Let It Die First Impressions - First 3 hours Of Pain
Surprise! Suda 51's latest project is now officially out for those that own a PS4. During this year's PlayStation Experience, a new trailer was shown and revealed that the game is now available for download, free of charge. I turned on PSN US and there it was, requiring 33GB of space from my 500GB PS4. Once the download was over, I started the game and got my ass kicked.
It's difficult. It's more tolerable if you compare Let it Die to let's say the Souls series, but it's still no slouch since your death can result in you losing your character and all the items picked up along the way. It's a rogue-like dungeon crawler with Suda 51's weirdness injected from art to how much blood is thrown at the screen. it's great fun, and there's a lot of character thrown at you at the start of the game, but there's so much to take in.
You Start Fresh With Each New Character, And Everything Eventually Breaks
Unless you have gear stocked up in storage, you start with some random guy/girl with nothing but their underwear at level 1. You are simply tasked to reach the top of the Tower of Barbs. As you go from floor to floor. There will be enemies to kill, bosses to fight, and loot to pick up. Again, if you die, and you didn't fall back to the game's safe hub to store your hard-earned loot - you lose everything. To add more insult to injury, armor and weapons all have durability, so you are forced to never be comfortable with a specific gear. I find myself constantly adjusting to what I can find, clearing one floor after another. Characters can level up and improve their stats by spending the experience earned at some contraption found in the waiting hub, but once that guy dies, say goodbye to that leveled up character.
The grind is real but the progression in weapon masteries gives you the idea that you are moving forward. Based on my first 3 hours with the game, weapon masteries affects all your characters. There's a series of weapons from the straightforward to the absurd - I've experienced a hammer, a baseball bat, a clothes iron, even a gun that shoots fireworks, each of these weapons have durability/ammo and get closer to breaking or becoming useless with each use. If you so happen to get the last hit with a specific weapon, you get experience to that weapon mastery. Once a weapon mastery levels up, you get permanent passive perks like - reduce stamina use, increase damage input, or even give a new move to use with that weapon.
Does the weapon masteries make much of a difference? Well it feels like it does, but again this is based on the first three hours. I've yet to reach the 6th floor of the Tower of Barbs.

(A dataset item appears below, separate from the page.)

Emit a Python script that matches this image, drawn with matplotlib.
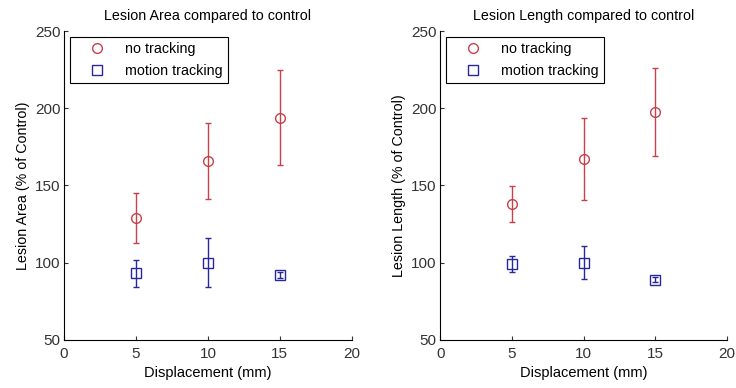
import numpy as np
import matplotlib.pyplot as plt
from matplotlib.lines import Line2D

plt.rcParams["font.family"] = "Liberation Sans"
plt.rcParams["font.size"] = 10
plt.rcParams["xtick.direction"] = 'in'
plt.rcParams["ytick.direction"] = 'in'
plt.rcParams["axes.linewidth"] = 0.8

disp = [5, 10, 15]

area_no = [129, 166, 194]
area_no_err = [16, 24.5, 30.5]
area_mt = [93, 100, 92]
area_mt_err = [9, 16, 2]

len_no = [138, 167, 197.5]
len_no_err = [11.5, 26.5, 28.5]
len_mt = [99, 100, 89]
len_mt_err = [5, 10.5, 1.5]

titles = ["Lesion Area compared to control", "Lesion Length compared to control"]
ylabels = ["Lesion Area (% of Control)", "Lesion Length (% of Control)"]

red = '#c8404c'
blue = '#28289a'

fig = plt.figure(figsize=(7.36, 3.88), dpi=100)
ax1 = fig.add_axes([0.087, 0.124, 0.391, 0.796])
ax2 = fig.add_axes([0.598, 0.124, 0.390, 0.796])

sets = [(ax1, area_no, area_no_err, area_mt, area_mt_err),
        (ax2, len_no, len_no_err, len_mt, len_mt_err)]

for i, (ax, yn, en, ym, em) in enumerate(sets):
    ax.errorbar(disp, yn, en, fmt='o', color=red, mfc='none', markersize=7,
                capsize=2.5, elinewidth=1, mew=1)
    ax.errorbar(disp, ym, em, fmt='s', color=blue, mfc='none', markersize=7,
                capsize=2.5, elinewidth=1, mew=1)
    ax.set_xlim(0, 20)
    ax.set_ylim(50, 250)
    ax.set_xticks([0, 5, 10, 15, 20])
    ax.set_yticks([50, 100, 150, 200, 250])
    ax.spines['top'].set_visible(False)
    ax.spines['right'].set_visible(False)
    ax.tick_params(labelsize=11, length=3, colors='#333333')
    ax.tick_params(axis='x', pad=5)
    ax.tick_params(axis='y', pad=2.5)
    ax.set_title(titles[i], fontsize=10.3, pad=8)
    ax.set_xlabel("Displacement (mm)", fontsize=10.5, labelpad=4)
    ax.set_ylabel(ylabels[i], fontsize=10.3)
    handles = [Line2D([], [], ls='none', marker='o', color=red, mfc='none', markersize=7),
               Line2D([], [], ls='none', marker='s', color=blue, mfc='none', markersize=7)]
    leg = ax.legend(handles, ['no tracking', 'motion tracking'], loc='upper left',
                    fancybox=False, edgecolor='black', fontsize=10.3,
                    handlelength=3.0, handletextpad=0.45, borderpad=0.4,
                    borderaxespad=0.4, framealpha=1)
    leg.get_frame().set_linewidth(0.8)

fig.savefig("out.png", dpi=100)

Yet Another Randomly Generated Experience
Yes, each floor you go through will not be similar to let's say floor 2 of your last character. From what I've experienced - level design, enemies, loot - are randomized. This is a game that requires you to learn the basic functions and simply adjust to what each floor throws at you. To add more difficulty and randomness to each room, they throw in player characters that died in the game called Haters. It's their take in the Souls formula of somewhat fusing online with their single player offering. These Haters are AI controlled enemies randomly dumped in your floor without warning, and it will have all the gear and levels when it met his/her demise as a player. You can distinguish that you are fighting a late character of a player if its name is highlighted in orange. It's pretty random because I've encountered a level 25 Hater during my second floor. I of course ran and lets just say everything went downhill really fast.
It has a decent difficulty curve at the start but I'm finding progress thanks to the unlocks available moving higher and higher in the Tower of Barbs. The randomness of each floor still throws me off guard but I'm finding myself determined to reach the top despite getting discouraged once my character dies. There's an in-game currency that you earn as you go through the tutorial and can be used to revive a character that just died, or use it to upgrade other features in the game, like storage space for example. They promote the in-game currency in the most hilarious way and they really try to sell you the importance of it, provoking to spend, but I find myself not budging because i'm finding joy with what's available at zero cost.
More to Come...
The world is beyond weird, but it fits if you are familiar with Suda 51's previous work. The game never takes itself seriously and it's better for it. The need to spend real money to enjoy the game at higher levels is unknown right now, and there's more features to explore. There's a multiplayer component, blueprints to craft weapons, materials to gather for crafting, and quests being unlocked as I go higher. I noticed a level cap for characters and I've heard of new batches of characters that can be unlocked as I go higher in the Tower of Barbs. I've fought one boss so far and I hear there are mid bosses and bosses. What's the difference? I will know once I encounter more of them.
There's a lot of meat for this surprise Free-To-Play title on the PS4. I see the sense of challenge, and the purpose to move forward despite the heavy penalty for dying. I don't find it cheap in terms of how difficult it can be, and that's a good thing with a game like this. My journey is currently on-going and we'll see how this game feels once I reach the top of the tower. That is, if I have the chops to reach that high.